Well, it’s a beautiful day, and it is breakfast time. As we pass the living room I peer in, and take a moment to admire my new rug. It’s the colour of everything – yellow, green, ochre, magenta, pink. I love it. I could have thrown away that old blue rug any time since Mommy left, I guess. Strange that it never occurred to me until after everything happened.

We go into the kitchen. So far we have only discovered one thing that all of us like to eat. We have it together in the morning, sometimes. I always describe what I’m doing as I do it, so that we all remember. I don’t need to record my recipes any more.

‘We’re going to make it like this,’ I say. ‘Take fresh strawberries from the refrigerator. Wash them in cold running water. Put them in a bowl.’ We watch them gleam in the morning sun. ‘We can dry them with a cloth,’ I say, ‘or we can wait for the sun to do its work. It is our choice.’

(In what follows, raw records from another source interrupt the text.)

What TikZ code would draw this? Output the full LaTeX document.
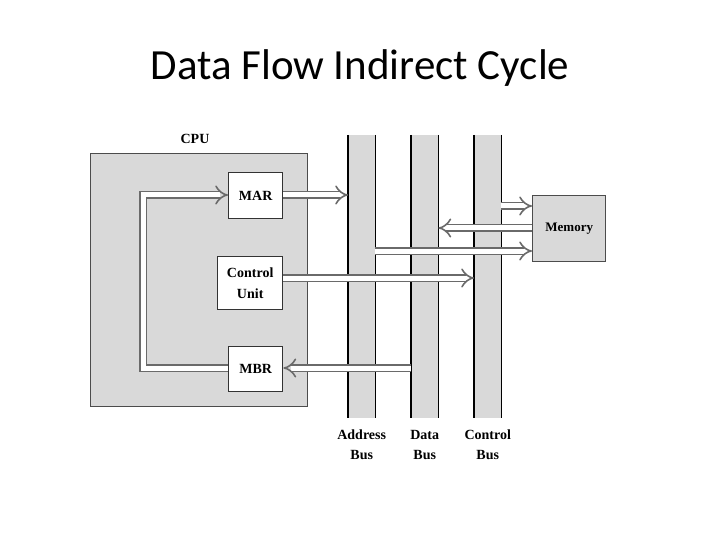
\documentclass[tikz,border=0pt]{standalone}
\usepackage{fontspec}
\setmainfont{Liberation Serif}
\newfontfamily\titlefont{Carlito}
\usetikzlibrary{arrows.meta}
\definecolor{fillg}{HTML}{D9D9D9}
\definecolor{lineg}{HTML}{6A6A6A}
\begin{document}
\begin{tikzpicture}[x=1pt,y=-1pt,
  box/.style={draw=black!80,line width=1.4pt,fill=white,inner sep=0pt,font=\bfseries\fontsize{14}{15}\selectfont},
  graybox/.style={draw=black!70,line width=1.4pt,fill=fillg,inner sep=0pt},
  bus/.style={fill=fillg,draw=none},
  hollow/.style={draw=lineg,line width=1.6pt,double=white,double distance=5pt,-{Implies[length=9pt,width=16pt]}},
  lbl/.style={font=\bfseries\fontsize{14}{20}\selectfont,align=center}]
\useasboundingbox (0,0) rectangle (720,540);
\node[font=\titlefont\fontsize{43}{46}\selectfont] (title) at (360,68) {Data Flow Indirect Cycle};
% CPU
\node[graybox,minimum width=217pt,minimum height=253pt,anchor=north west] (cpu) at (90,153) {};
\node[lbl] (cpulbl) at (195,139) {CPU};
\node[box,minimum width=54pt,minimum height=46pt,anchor=north west] (mar) at (228,172) {MAR};
\node[box,minimum width=65pt,minimum height=53pt,anchor=north west,align=center,font=\bfseries\fontsize{14}{21}\selectfont] (cu) at (217,256) {Control\\Unit};
\node[box,minimum width=54pt,minimum height=45pt,anchor=north west] (mbr) at (228,346) {MBR};
% buses
\node[bus,minimum width=27pt,minimum height=283pt,anchor=north west,inner sep=0pt] (ab) at (348,135) {};
\node[bus,minimum width=27pt,minimum height=283pt,anchor=north west,inner sep=0pt] (db) at (411,135) {};
\node[bus,minimum width=27pt,minimum height=283pt,anchor=north west,inner sep=0pt] (cb) at (474,135) {};
\foreach \b in {ab,db,cb}{
  \draw[line width=1.8pt] (\b.north west) -- (\b.south west);
  \draw[line width=1.8pt] (\b.north east) -- (\b.south east);
}
\node[graybox,minimum width=73pt,minimum height=66pt,anchor=north west,font=\bfseries\fontsize{13}{14}\selectfont] (mem) at (532,195) {Memory};
% connectors
\coordinate (l1) at (143,368);
\coordinate (l2) at (143,195);
\draw[hollow] (mbr.west |- 0,368) -- (l1) -- (l2) -- (mar.west |- 0,195);
\draw[hollow] (mar.east |- 0,195) -- (ab.west |- 0,195);
\draw[hollow] (cu.east |- 0,278) -- (cb.west |- 0,278);
\draw[hollow] (db.west |- 0,368) -- (mbr.east |- 0,368);
\draw[hollow] (mem.west |- 0,228) -- (db.east |- 0,228);
\draw[hollow] (cb.east |- 0,206) -- (mem.west |- 0,206);
\draw[hollow] (ab.east |- 0,251) -- (mem.west |- 0,251);
% labels
\node[lbl] (al) at (ab.south |- 0,445) {Address\\Bus};
\node[lbl] (dl) at (db.south |- 0,445) {Data\\Bus};
\node[lbl] (cl) at (cb.south |- 0,445) {Control\\Bus};
\end{tikzpicture}
\end{document}
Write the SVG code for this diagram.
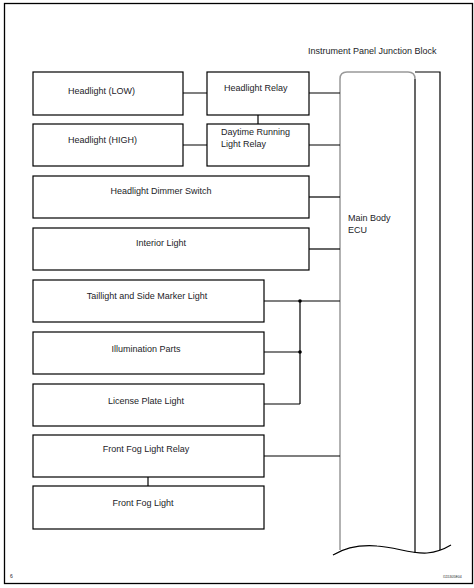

I used to saw the strawberries into quarters with a blunt knife, because there was nothing sharp in the house. But now I keep a set of chef’s knives in a block on the counter. ‘This is called trust,’ I say as I slice. ‘Some of us have a lot to learn about it. See my point?’ I guess that is what Lauren calls a dad joke.

The blade reflects the red flesh of the fruit as it slides through. The scent is sweet and earthy. I feel some of them stir with pleasure within. ‘Can you smell that?’ I have to be careful with the knife near my fingers. I don’t give my pain to the others any more. ‘So we slice the strawberries as thin as we can and pour over balsamic vinegar. It should be the kind that is old and thick like syrup. Now we take three leaves from the basil plant that grows in the pot on the window ledge. We slice these into narrow ribbons and breathe the scent. Now add the basil to the strawberries and balsamic vinegar.’ It is a recipe, but sometimes it sounds like a spell.

We let it sit for a few minutes, so the flavours can mingle. We use this time to think, or watch the sky, or just be ourselves.

When I feel it’s ready I say, ‘I’m putting the strawberry, basil and balsamic mixture on a slice of bread.’ The bread smells brown and nutty. ‘I grind black pepper over. It’s time to go outside.’

The sky and trees are flooded with birds. The song flows and ebbs around us, on the air. Lauren gives a little sigh as the sun warms our skin.